What you will do. Take the lines from the head of the listing through the one bearing "periods = list(range(1, 80))" and copy them exactly, leaving every picture out.

Dataset excerpt.
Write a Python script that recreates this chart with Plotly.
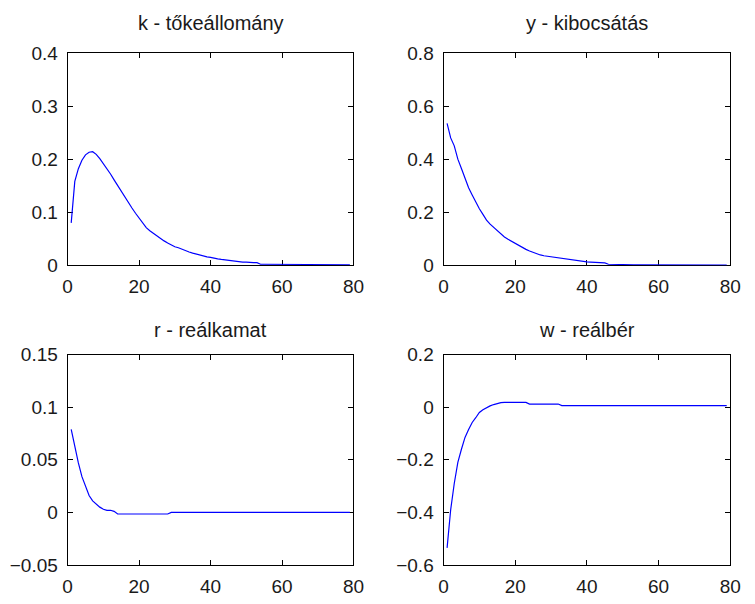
import plotly.graph_objects as go

# Impulse responses over 79 periods
periods = list(range(1, 80))

k_capital = [
    0.080, 0.158, 0.182, 0.198, 0.208, 0.213, 0.214, 0.209, 0.201, 0.192,
    0.182, 0.172, 0.161, 0.150, 0.140, 0.128, 0.117, 0.108, 0.098, 0.089,
    0.080, 0.071, 0.065, 0.060, 0.055, 0.050, 0.046, 0.042, 0.038, 0.035,
    0.033, 0.030, 0.027, 0.025, 0.023, 0.021, 0.019, 0.017, 0.016, 0.015,
    0.013, 0.012, 0.011, 0.010, 0.009, 0.008, 0.007, 0.007, 0.006, 0.006,
    0.005, 0.005, 0.005, 0.002, 0.002, 0.002, 0.002, 0.002, 0.002, 0.002,
    0.002, 0.002, 0.001, 0.001, 0.001, 0.001, 0.001, 0.001, 0.001, 0.001,
    0.001, 0.001, 0.001, 0.001, 0.001, 0.001, 0.001, 0.001, 0.001,
]

y_output = [
    0.535, 0.480, 0.450, 0.400, 0.365, 0.325, 0.292, 0.265, 0.238, 0.213,
    0.192, 0.170, 0.155, 0.143, 0.132, 0.118, 0.107, 0.098, 0.090, 0.085,
    0.077, 0.066, 0.060, 0.054, 0.048, 0.043, 0.039, 0.036, 0.034, 0.032,
    0.030, 0.027, 0.025, 0.023, 0.021, 0.019, 0.017, 0.016, 0.014, 0.013,
    0.012, 0.011, 0.010, 0.010, 0.009, 0.004, 0.003, 0.003, 0.003, 0.003,
    0.002, 0.002, 0.002, 0.002, 0.002, 0.002, 0.002, 0.002, 0.002, 0.002,
    0.002, 0.002, 0.002, 0.002, 0.002, 0.001, 0.001, 0.001, 0.001, 0.001,
    0.001, 0.001, 0.001, 0.001, 0.001, 0.001, 0.001, 0.001, 0.001,
]

r_rate = [
    0.079, 0.062, 0.047, 0.034, 0.024, 0.016, 0.011, 0.008, 0.005, 0.003,
    0.002, 0.002, 0.001, -0.0015, -0.0015, -0.0015, -0.0015, -0.0015, -0.0015, -0.0015,
    -0.0015, -0.0015, -0.0015, -0.0015, -0.0015, -0.0015, -0.0015, -0.0015, 0.0, 0.0,
    0.0, 0.0, 0.0, 0.0, 0.0, 0.0, 0.0, 0.0, 0.0, 0.0,
    0.0, 0.0, 0.0, 0.0, 0.0, 0.0, 0.0, 0.0, 0.0, 0.0,
    0.0, 0.0, 0.0, 0.0, 0.0, 0.0, 0.0, 0.0, 0.0, 0.0,
    0.0, 0.0, 0.0, 0.0, 0.0, 0.0, 0.0, 0.0, 0.0, 0.0,
    0.0, 0.0, 0.0, 0.0, 0.0, 0.0, 0.0, 0.0, 0.0,
]

w_wage = [
    -0.535, -0.390, -0.290, -0.210, -0.160, -0.115, -0.085, -0.058, -0.040, -0.020,
    -0.010, -0.002, 0.005, 0.010, 0.014, 0.017, 0.018, 0.018, 0.018, 0.018,
    0.018, 0.018, 0.018, 0.012, 0.012, 0.012, 0.012, 0.012, 0.012, 0.012,
    0.012, 0.012, 0.006, 0.006, 0.006, 0.006, 0.006, 0.006, 0.006, 0.006,
    0.006, 0.006, 0.006, 0.006, 0.006, 0.006, 0.006, 0.006, 0.006, 0.006,
    0.006, 0.006, 0.006, 0.006, 0.006, 0.006, 0.006, 0.006, 0.006, 0.006,
    0.006, 0.006, 0.006, 0.006, 0.006, 0.006, 0.006, 0.006, 0.006, 0.006,
    0.006, 0.006, 0.006, 0.006, 0.006, 0.006, 0.006, 0.006, 0.006,
]

titles = ["k - tőkeállomány", "y - kibocsátás", "r - reálkamat", "w - reálbér"]
series = [k_capital, y_output, r_rate, w_wage]
y_ranges = [[0, 0.4], [0, 0.8], [-0.05, 0.15], [-0.6, 0.2]]
y_dticks = [0.1, 0.2, 0.05, 0.2]

W, H = 755, 604
# panel boxes in pixels: (left, right, top, bottom, title gap)
boxes = [
    (64, 356, 44.5, 264.5, 18),
    (448, 741, 44.5, 264.5, 18),
    (64, 356, 357, 575, 12),
    (448, 741, 357, 575, 12),
]

FONT = "Liberation Sans, Arial, sans-serif"

fig = go.Figure()
layout = dict(
    width=W, height=H,
    margin=dict(l=0, r=0, t=0, b=0),
    paper_bgcolor="white", plot_bgcolor="white",
    showlegend=False,
    annotations=[],
)

for i, (vals, title, yr, dt, box) in enumerate(zip(series, titles, y_ranges, y_dticks, boxes)):
    n = "" if i == 0 else str(i + 1)
    left, right, top, bottom, gap = box
    fig.add_trace(go.Scatter(
        x=periods, y=vals, mode="lines",
        line=dict(color="#0000ff", width=1.2),
        xaxis="x" + n, yaxis="y" + n,
    ))
    axis_common = dict(
        showline=True, linecolor="black", linewidth=1, mirror="ticks",
        ticks="inside", ticklen=5, tickcolor="black", tickwidth=1,
        showgrid=False, zeroline=False,
        tickfont=dict(family=FONT, size=19, color="#1a1a1a"),
        layer="below traces",
    )
    layout["xaxis" + n] = dict(
        axis_common,
        domain=[left / W, right / W],
        range=[0, 80], tick0=0, dtick=20,
        anchor="y" + n,
        ticklabelstandoff=4,
    )
    layout["yaxis" + n] = dict(
        axis_common,
        domain=[1 - bottom / H, 1 - top / H],
        range=yr, tick0=yr[0], dtick=dt,
        anchor="x" + n,
        ticklabelstandoff=5,
    )
    layout["annotations"].append(dict(
        text=title, xref="paper", yref="paper",
        x=(left + right) / 2 / W, y=1 - (top - gap) / H,
        xanchor="center", yanchor="bottom", showarrow=False,
        font=dict(family=FONT, size=20, color="#1a1a1a"),
    ))

fig.update_layout(**layout)
fig.write_html("out.html")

Answer to the task.
Write a Python script that recreates this chart with Plotly.
import plotly.graph_objects as go

# Impulse responses over 79 periods
periods = list(range(1, 80))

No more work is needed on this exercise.